『遊戯王 マスターデュエル』ユーザー待望の要素が追加も、先攻有利がより顕著になった環境をどう考える?
デュエリストカップの開催と環境
また、『マスターデュエル』では毎月イベントが行われているが、8月には『デュエリストカップ』が開催された。これまでのイベントは融合召喚限定の『フュージョンフェスティバル』や、同じカードを一枚しか投入できない『リミットワンフェスティバル』のように、普段とは異なるレギュレーションで対戦するものだった。しかし、今回行われた『デュエリストカップ』はランク戦と全く同じレギュレーションでデュエルを行うもので、『マスターデュエル』におけるナンバーワンプレイヤーを競うことを目的としていた。
『デュエリストカップ』は、『1st STAGE』と『2nd STAGE』に分かれており、『1st STAGE』ではデュエルに勝利することで上昇する『デュエリストレベル』をレベル20まであげることが目的となる予選的なラウンド。続く『2nd STAGE』が本戦であり、『1st STAGE』を突破したプレイヤーがポイントを競いあうこととなった。『1st STAGE』でのレベル20昇格は、降格条件が緩く達成しやすくあったが、『2nd STAGE』では、勝敗によってポイントが増減するだけでなく、ポイント上限のない競い合いとなる。イベント終了時には『2nd STAGE』のランキング上位者に報酬が支払われるため、報酬を目指すプレイヤー間ではランクマッチ以上に緊張感のあるデュエルが行われることとなった。
マスターデュエルでは初めてとなる競技性の高いイベントで、ランクマッチでは物足りない、ほかのデュエリストと腕を競いたいと思っていた上級者には嬉しいイベントだ。
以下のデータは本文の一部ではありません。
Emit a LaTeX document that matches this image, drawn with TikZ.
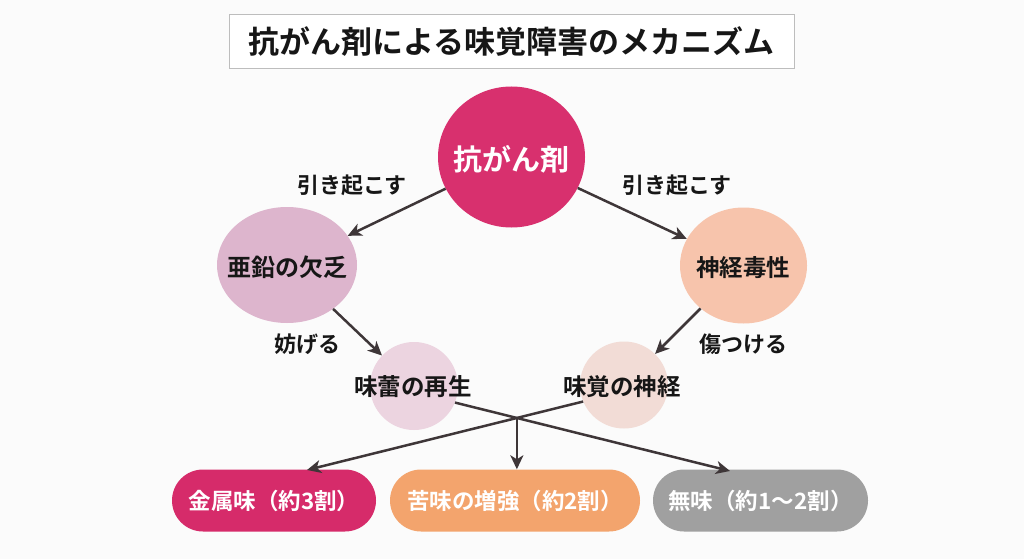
\documentclass[tikz,border=0pt]{standalone}
\usepackage{fontspec}
\setmainfont{Noto Sans CJK JP}[BoldFont={* Bold}]
\usetikzlibrary{shapes.geometric,arrows.meta}
\definecolor{bgc}{HTML}{FBFBFB}
\definecolor{arrowc}{HTML}{3E3638}
\definecolor{inkc}{HTML}{161616}
\definecolor{topc}{HTML}{D8306E}
\definecolor{zincc}{HTML}{DDB5CD}
\definecolor{neuroc}{HTML}{F7C4AC}
\definecolor{miraic}{HTML}{ECD4E0}
\definecolor{mikakuc}{HTML}{F2DCD6}
\definecolor{metalc}{HTML}{D62B6A}
\definecolor{bitterc}{HTML}{F3A46D}
\definecolor{tastec}{HTML}{A0A0A0}
\definecolor{framec}{HTML}{BDBDBD}
\newcommand\fsz[1]{\fontsize{#1pt}{#1pt}\selectfont}
\begin{document}
\begin{tikzpicture}[x=1pt,y=-1pt,
  blob/.style={ellipse, inner sep=0pt, draw=none},
  arr/.style={draw=arrowc, line width=2.5pt, -{Stealth[length=14pt,width=13pt,inset=4pt]}},
  lbl/.style={font=\fsz{22}\bfseries, text=inkc, inner sep=0pt},
  ntext/.style={font=\fsz{23.5}\bfseries, text=inkc, inner sep=0pt},
  pill/.style={rounded corners=31pt, minimum height=62pt, inner sep=0pt, text=white, font=\fsz{22.5}\bfseries}
]
\fill[bgc] (0,0) rectangle (1024,559);
\useasboundingbox (0,0) rectangle (1024,559);

% title
\node[draw=framec, line width=1pt, fill=white, minimum width=565pt, minimum height=54pt, inner sep=0pt,
      font=\fsz{31}\bfseries, text=inkc] (title) at (511.5,42) {抗がん剤による味覚障害のメカニズム};

% circles
\node[blob, fill=topc, minimum width=147pt, minimum height=141pt] (top) at (511.5,157) {};
\node[font=\fsz{29}\bfseries, text=white, inner sep=0pt] (topT) at (511,159) {抗がん剤};

\node[blob, fill=zincc, minimum width=140pt, minimum height=116pt] (zinc) at (287,265) {};
\node[ntext, font=\fsz{24}\bfseries] (zincT) at (287,267) {亜鉛の欠乏};

\node[blob, fill=neuroc, minimum width=127pt, minimum height=116pt] (neuro) at (743.5,265.5) {};
\node[ntext] (neuroT) at (743,268) {神経毒性};

\node[blob, fill=miraic, minimum width=88pt, minimum height=88pt] (mirai) at (414,386) {};
\node[ntext] (miraiT) at (413,387) {味蕾の再生};

\node[blob, fill=mikakuc, minimum width=88pt, minimum height=87pt] (mikaku) at (624,385) {};
\node[ntext] (mikakuT) at (622,387) {味覚の神経};

% pills
\node[pill, fill=metalc, minimum width=204pt] (metal) at (274,500.5) {金属味（約3割）};
\node[pill, fill=bitterc, minimum width=250pt] (bitter) at (515,500.5) {苦味の増強（約2割）};
\node[pill, fill=tastec, minimum width=215pt] (tasteless) at (760.5,500.5) {無味（約1～2割）};

% labels
\node[lbl] (l1) at (352,185) {引き起こす};
\node[lbl] (l2) at (677,185) {引き起こす};
\node[lbl] (l3) at (307,344) {妨げる};
\node[lbl] (l4) at (743,344) {傷つける};

% arrows
\draw[arr] (top) -- (zinc);
\draw[arr] (top) -- (neuro);
\draw[arr] (zinc) -- (mirai);
\draw[arr] (neuro) -- (mikaku);

\coordinate (sA) at (mirai.-22);
\coordinate (sB) at (mikaku.202);
\coordinate (tL) at (307,470);
\coordinate (tR) at (730,471);
\coordinate (X) at (intersection of sA--tR and sB--tL);
\draw[arr] (sA) -- (tR);
\draw[arr] (sB) -- (tL);
\draw[arr] (X) -- (X |- bitter.north);
\end{tikzpicture}
\end{document}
『デュエリストカップ』や現在のランクマッチの環境は、7月にリリースされた新パック『ワンダリング・トラベラーズ』で追加された様々なデッキに組み込める『勇者』テーマや、通常召喚を連続して行う『ふわんだりぃず』といったカードによって、5月から続いていた『D-HERO デストロイフェニックスガイ』や『相剣』を中心とした環境が大きく変化した。
追加されたカードの中でも特に環境へ影響を与えたのは『勇者』の中でも『出張パーツ』と呼ばれる5枚のカードだ。これらは、強力な盤面を簡単に作ることができ、手札事故の要因にもなり辛く、さらにほとんどのデッキに投入することのできる非常に強力なカード群で、現在アナログ盤では規制対象になっている。マスターデュエルでリリースされる際も、実装と同時にデッキへの投入枚数に制限が設けられたものの、アナログ盤より緩かったことから環境の中心となっている。
ランクマッチや『デュエリストカップ』では、『勇者』を組み込んだデッキの中でも強力な『天威』デッキが流行しており、そこに同じく『勇者』を組み込んだ『プランキッズ』『幻影騎士団』といったデッキや、『勇者』相手に後攻をとってもほかのデッキに比べて戦える『エルドリッチ』、比較的安価に作ることができ、かつ先攻さえとれれば高い封殺力を持つ『ふわんだりぃず』が流行した。特に『天威』+『勇者』と『電脳堺』+『勇者』デッキは頭一つ抜けたパワーを持っており、シェアも同様に高かった。